SR Bommai Case - UPSC Polity Notes

The SR Bommai case gave one of the landmark judgements of the Supreme Court regarding the basic structure doctrine, as well as, regarding the blatant misuse of Article 356. This is an important topic in the UPSC polity and governance segments for the IAS exam. In this article, you can read all about the background of the Bommai case and the implications of the judgement.

SR Bommai Case – Background

SR Bommai was the Karnataka Chief Minister between August 1988 and April 1989. He led a Janata Dal government, which was dismissed on 21st April 1989 when President’s Rule (Article 356) was imposed in Karnataka.

  • Until that time, imposing Article 356 on states ruled by the opposition parties (to the one at the centre) was a common practice.
  • In this particular case, the Bommai-led government was dismissed on the grounds that he had lost his majority because of several defections (that were politically motivated and master-minded).
  • Even though Bommai presented the then Governor P Venkatasubbaiah with a copy of the resolution passed by the Janata Dal Legislature Party, he was denied an opportunity to prove his majority in the house.
  • Bommai first went to the Karnataka High Court against the Governor’s decision. However, his writ petition was dismissed by the High Court.
  • Then, Bommai moved the Supreme Court of India.
  • This case took almost five years to see judgement.
  • In March 1994, a nine-judge constitutional bench of the SC gave the landmark judgement, which would go on to become one of the most widely cited one with respect to Article 356 and its arbitrary usage by the Central government.

Disputes raised due to SR Bommai case

The SR Bommai case raised questions on the proclamation of President’s rule in a state. The Supreme Court had to discuss the grounds and the extent of the imposition of President’s rule in a State. Questions were also raised whether the imposition of President’s rule is challengable.

Bommai Case Judgement

This landmark verdict put restrictions on the centre for imposing the President’s Rule on states.
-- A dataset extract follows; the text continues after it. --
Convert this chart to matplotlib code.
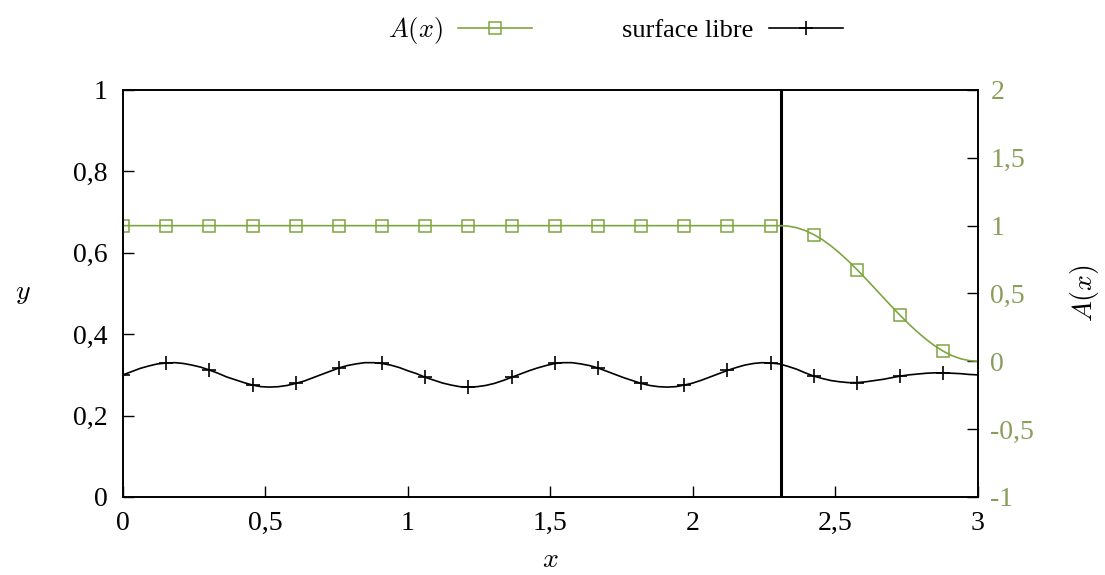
import numpy as np
import matplotlib
matplotlib.use('Agg')
import matplotlib.pyplot as plt
from matplotlib.ticker import FuncFormatter

plt.rcParams['font.family'] = ['Liberation Serif', 'DejaVu Serif']
plt.rcParams['mathtext.fontset'] = 'cm'

# sample points (100 points across the domain, markers on every 5th)
x = np.linspace(0, 3, 100)

# free surface height y(x)
surface = [
    0.300, 0.308, 0.316, 0.322, 0.327, 0.329, 0.330, 0.328, 0.324, 0.319,
    0.312, 0.304, 0.295, 0.288, 0.281, 0.275, 0.271, 0.270, 0.271, 0.274,
    0.279, 0.285, 0.293, 0.301, 0.309, 0.317, 0.323, 0.327, 0.330, 0.330,
    0.328, 0.324, 0.318, 0.310, 0.303, 0.294, 0.287, 0.280, 0.275, 0.271,
    0.270, 0.271, 0.274, 0.279, 0.286, 0.294, 0.302, 0.310, 0.317, 0.323,
    0.328, 0.330, 0.330, 0.327, 0.323, 0.317, 0.309, 0.301, 0.293, 0.286,
    0.279, 0.274, 0.271, 0.270, 0.271, 0.275, 0.280, 0.287, 0.295, 0.303,
    0.311, 0.318, 0.324, 0.328, 0.330, 0.329, 0.327, 0.321, 0.314, 0.305,
    0.297, 0.291, 0.286, 0.283, 0.281, 0.281, 0.283, 0.286, 0.289, 0.293,
    0.297, 0.300, 0.302, 0.304, 0.305, 0.305, 0.304, 0.303, 0.301, 0.300,
]

# damping function A(x), constant 1 up to the vertical line
A = [1.0] * 77 + [
    0.997, 0.985, 0.964, 0.934, 0.896, 0.850, 0.797, 0.739, 0.676, 0.610,
    0.542, 0.473, 0.405, 0.338, 0.275, 0.216, 0.162, 0.114, 0.074, 0.042,
    0.019, 0.005, 0.000,
]

x_limit = 2.31
green = '#7fa540'
tick_green = '#8a9e5c'

comma = FuncFormatter(lambda v, p: ('%g' % v).replace('.', ','))

fig = plt.figure(figsize=(11.05, 5.75), dpi=100)
ax = fig.add_axes([0.1113, 0.1357, 0.7737, 0.7078])
ax2 = ax.twinx()

ax.plot(x, surface, color='black', lw=1.2, marker='+', markersize=10,
        markeredgewidth=1.2, markevery=5, label='surface libre', zorder=3)
ax2.plot(x, A, color=green, lw=1.2, marker='s', markersize=8,
         markerfacecolor='none', markeredgewidth=1.1, markevery=5,
         label='$A(x)$')
ax.axvline(x_limit, color='black', lw=2.2, zorder=4)

ax.set_xlim(0, 3)
ax.set_ylim(0, 1)
ax2.set_ylim(-1, 2)
ax.set_xticks(np.arange(0, 3.01, 0.5))
ax.set_yticks(np.arange(0, 1.01, 0.2))
ax2.set_yticks(np.arange(-1, 2.01, 0.5))
for a in (ax, ax2):
    a.xaxis.set_major_formatter(comma)
    a.yaxis.set_major_formatter(comma)
    for s in a.spines.values():
        s.set_linewidth(1.2)

ax.tick_params(axis='both', direction='in', length=8, width=1.0,
               labelsize=20, top=False, right=False)
ax.tick_params(axis='x', pad=10)
ax.tick_params(axis='y', pad=11)
ax2.tick_params(axis='y', direction='in', length=8, width=1.0,
                labelsize=20, pad=9, labelcolor=tick_green)

ax.set_xlabel('$x$', fontsize=20, labelpad=9)
ax.set_ylabel('$y$', fontsize=20, rotation=0, labelpad=36, va='center')
ax2.set_ylabel('$A(x)$', fontsize=20, labelpad=24)

h1, l1 = ax2.get_legend_handles_labels()
h2, l2 = ax.get_legend_handles_labels()
fig.legend(h1 + h2, l1 + l2, loc='upper center', bbox_to_anchor=(0.557, 1.015),
           ncol=2, frameon=False, markerfirst=False, fontsize=19,
           handlelength=2.8, handletextpad=0.6, columnspacing=3.4)

fig.savefig('out.png', dpi=100)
  • It said that the power of the President to dismiss a government of a state is not absolute.
  • It said that the President should use this power only after his proclamation (of imposing President’s Rule) has been approved by both Houses of the Parliament.
  • Until then, the President can only suspend the Legislative Assembly.
  • In case the proclamation does not get the approval of both the Houses, it lapses at the end of a period of two months, and the dismissed government is revived.
  • The suspended Legislative Assembly also gets reactivated.
  • The SC also stated that the proclamation of the imposition of Article 356 is subject to judicial review.

SR Bommai Case Significance

This case ended the practice of arbitrarily dismissing the state government by the central government. Earlier, political parties used this mechanism given in the Constitution to get political mileage and settle scores with opposition parties. The Bommai verdict restricted this practice to a large extent.

  • The verdict also stated in no uncertain terms that the test of majority of the government should be done in the floor of the Assembly and is not subject to the Governor’s opinion.
  • In this case, there was no question of a constitutional amendment but even so, the concept of basic doctrine was applied.
  • The Supreme Court held that policies of a state government directed against an element of the basic structure of the Constitution would be a valid ground for the exercise of the central power under Article 356.